Trust is a hot topic these days. Banking scandals, politicians’ expenses, big business tax avoidance & child abuse cover ups have all played their part in challenging the concept. We’ve woken up to lies, damn lies & fake news - and we’re fighting back with populism, disruption & network effects. As Rachel Botsman says in her book “Who can you trust?”, the world has shifted from institutional trust to the distributed trust of individuals, networks and platforms.

Trust is both complex and vital.

The ingredients are many & varied - from Trump’s rallying cries of swamp draining, the unfaltering customer service of Amazon, the ethics-on-my-sleeve of Innocent Drinks or the intoxicating convenience of Uber. It can take years to build and moments to break - yet in other instances it builds at a rapacious rate and remains robust, even in the face of conflicting evidence, blatant lies and flaunted regulations.
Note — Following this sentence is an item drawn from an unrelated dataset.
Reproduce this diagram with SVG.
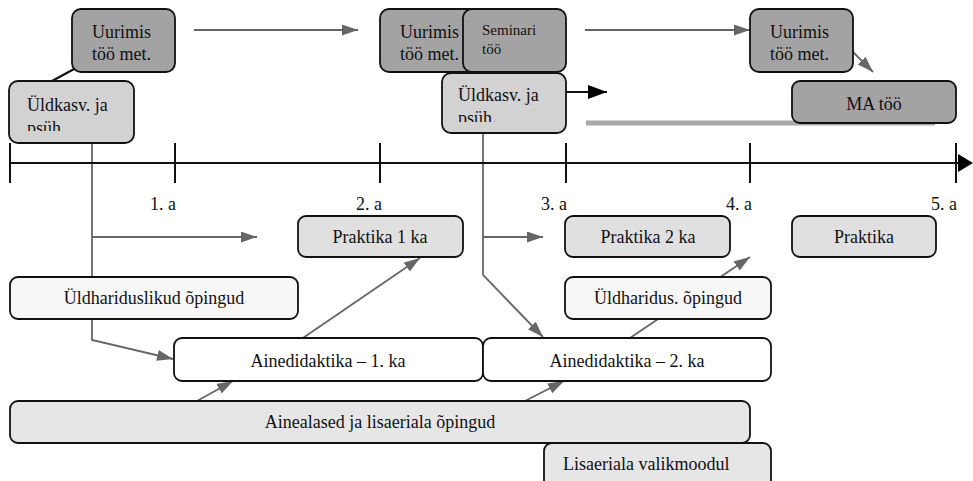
<svg xmlns="http://www.w3.org/2000/svg" width="973" height="481" viewBox="0 0 973 481">
<style>
text{font-family:"Liberation Serif","Times New Roman",serif;font-size:18px;fill:#111}
.c{text-anchor:middle}
.box{stroke:#111;stroke-width:1.8}
.dark{fill:#a3a3a3}
.mid{fill:#d2d2d2}
.lt{fill:#e0e0e0}
.lt2{fill:#e6e6e6}
.pale{fill:#f7f7f7}
.wh{fill:#ffffff}
.g{stroke:#666;stroke-width:1.8;fill:none}
.k{stroke:#111;stroke-width:2;fill:none}
</style>
<defs>
<marker id="ag" markerUnits="userSpaceOnUse" markerWidth="18" markerHeight="12" refX="16" refY="5.5" orient="auto"><path d="M0,0 L16,5.5 L0,11 z" fill="#666"/></marker>
<marker id="ak" markerUnits="userSpaceOnUse" markerWidth="20" markerHeight="16" refX="19" refY="7" orient="auto"><path d="M0,0 L19,7 L0,14 z" fill="#000"/></marker>
<clipPath id="cl1"><rect x="9" y="81" width="125" height="50"/></clipPath>
<clipPath id="cl2"><rect x="442" y="73" width="124" height="49"/></clipPath>
</defs>
<g id="connectors">
<line class="g" x1="194" y1="30" x2="358" y2="30" marker-end="url(#ag)"/>
<line class="g" x1="585" y1="30" x2="750" y2="30" marker-end="url(#ag)"/>
<line class="g" x1="853" y1="52" x2="873" y2="72" marker-end="url(#ag)"/>
<line class="k" x1="76" y1="68" x2="52" y2="81"/>
<line class="k" x1="566" y1="92" x2="607" y2="92" marker-end="url(#ak)"/>
<line x1="586" y1="123" x2="935" y2="123" stroke="#aaa" stroke-width="5"/>
<polyline class="g" points="92,143 92,340 173,359" marker-end="url(#ag)"/>
<line class="g" x1="92" y1="237" x2="257" y2="237" marker-end="url(#ag)"/>
<polyline class="g" points="483,133 483,275 543,337" marker-end="url(#ag)"/>
<line class="g" x1="483" y1="237" x2="543" y2="237" marker-end="url(#ag)"/>
<line class="g" x1="300" y1="340" x2="420" y2="258" marker-end="url(#ag)"/>
<line class="g" x1="627" y1="340" x2="750" y2="257" marker-end="url(#ag)"/>
<line class="g" x1="197" y1="401" x2="233" y2="381" marker-end="url(#ag)"/>
<line class="g" x1="525" y1="401" x2="564" y2="381" marker-end="url(#ag)"/>
</g>
<g id="timeline">
<line x1="9" y1="163" x2="962" y2="163" stroke="#111" stroke-width="2"/>
<path d="M958,154 L973,163 L958,172 z" fill="#000"/>
<g stroke="#111" stroke-width="2">
<line x1="10" y1="143" x2="10" y2="183"/>
<line x1="175" y1="143" x2="175" y2="183"/>
<line x1="380" y1="143" x2="380" y2="183"/>
<line x1="566" y1="143" x2="566" y2="183"/>
<line x1="750" y1="143" x2="750" y2="183"/>
<line x1="956" y1="143" x2="956" y2="183"/>
</g>
<g style="text-anchor:end;font-size:17px">
<text x="176" y="210">1. a</text>
<text x="382" y="210">2. a</text>
<text x="567" y="210">3. a</text>
<text x="752" y="210">4. a</text>
<text x="957" y="210">5. a</text>
</g>
</g>
<g id="uurimis1"><rect class="box dark" x="72" y="9" width="103" height="63" rx="9"/><text x="92" y="38">Uurimis</text><text x="92" y="60">töö met.</text></g>
<g id="uldkasv1"><rect class="box mid" x="9" y="81" width="125" height="62" rx="9"/><g clip-path="url(#cl1)"><text x="27" y="111">Üldkasv. ja</text><text x="27" y="134">psüh.</text></g></g>
<g id="uurimis2"><rect class="box dark" x="380" y="9" width="110" height="63" rx="9"/><text x="400" y="38">Uurimis</text><text x="400" y="60">töö met.</text></g>
<g id="seminari"><rect class="box dark" x="463" y="9" width="103" height="63" rx="9"/><text x="482" y="35" style="font-size:15px">Seminari</text><text x="482" y="54" style="font-size:15px">töö</text></g>
<g id="uldkasv2"><rect class="box mid" x="442" y="73" width="124" height="60" rx="9"/><g clip-path="url(#cl2)"><text x="458" y="101">Üldkasv. ja</text><text x="458" y="124">psüh.</text></g></g>
<g id="uurimis3"><rect class="box dark" x="750" y="9" width="103" height="63" rx="9"/><text x="770" y="38">Uurimis</text><text x="770" y="60">töö met.</text></g>
<g id="matoo"><rect class="box dark" x="792" y="81" width="164" height="42" rx="8"/><text class="c" x="874" y="110">MA töö</text></g>
<g id="praktika1"><rect class="box lt" x="298" y="216" width="165" height="41" rx="8"/><text class="c" x="380" y="243">Praktika 1 ka</text></g>
<g id="praktika2"><rect class="box lt" x="565" y="216" width="165" height="41" rx="8"/><text class="c" x="648" y="243">Praktika 2 ka</text></g>
<g id="praktika"><rect class="box lt" x="792" y="216" width="144" height="41" rx="8"/><text class="c" x="864" y="243">Praktika</text></g>
<g id="uldharid1"><rect class="box pale" x="10" y="277" width="288" height="42" rx="8"/><text class="c" x="154" y="304">Üldhariduslikud õpingud</text></g>
<g id="uldharid2"><rect class="box pale" x="565" y="277" width="206" height="42" rx="8"/><text class="c" x="668" y="304">Üldharidus. õpingud</text></g>
<g id="ainedid1"><rect class="box wh" x="174" y="338" width="309" height="43" rx="8"/><text class="c" x="328" y="367">Ainedidaktika – 1. ka</text></g>
<g id="ainedid2"><rect class="box wh" x="483" y="338" width="288" height="43" rx="8"/><text class="c" x="627" y="367">Ainedidaktika – 2. ka</text></g>
<g id="ainealased"><rect class="box lt2" x="10" y="401" width="740" height="42" rx="8"/><text class="c" x="380" y="428">Ainealased ja lisaeriala õpingud</text></g>
<g id="lisaeriala"><rect class="box lt2" x="544" y="443" width="227" height="46" rx="8"/><text x="563" y="470">Lisaeriala valikmoodul</text></g>
</svg>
Trust is vital in an increasingly unpredictable world. It is the key that unlocks the door from the known to the unknown. Only when we trust the technology will we put our credit card details onto websites, our children on theme park rides and ourselves into driverless cars. Trust oils the cogs between the organisation and its employees, customers, distributors & suppliers. If trust is critical to brand loyalty and brand loyalty is critical to growth, so it follows that some measurement of trust should be one of our most important metrics.

Yet its complexity makes it infuriatingly hard to measure.
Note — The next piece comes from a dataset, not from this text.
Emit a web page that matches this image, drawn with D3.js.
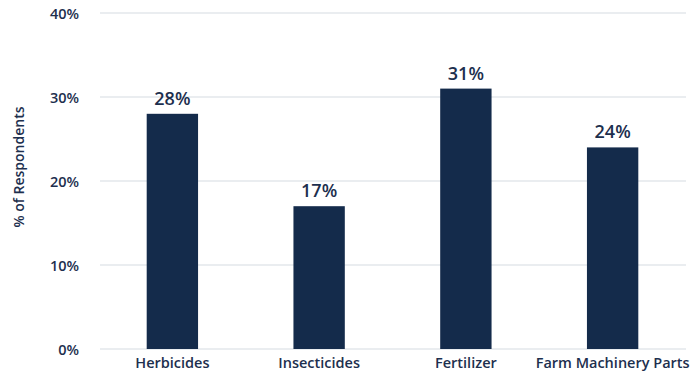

Since 2002, the Net Promoter Score has measured loyalty, based on one simple question “How likely is it that you would recommend this company/product/service/brand to a friend or colleague?”

Could we find a similar simple question to measure corporate or personal trust? What single truth underpins the trust we place in Innocent, Amazon, Uber, Jeremy Corbin and Trump? I wonder if the question might be: “How strongly do I feel this person/company/brand is ON MY SIDE?”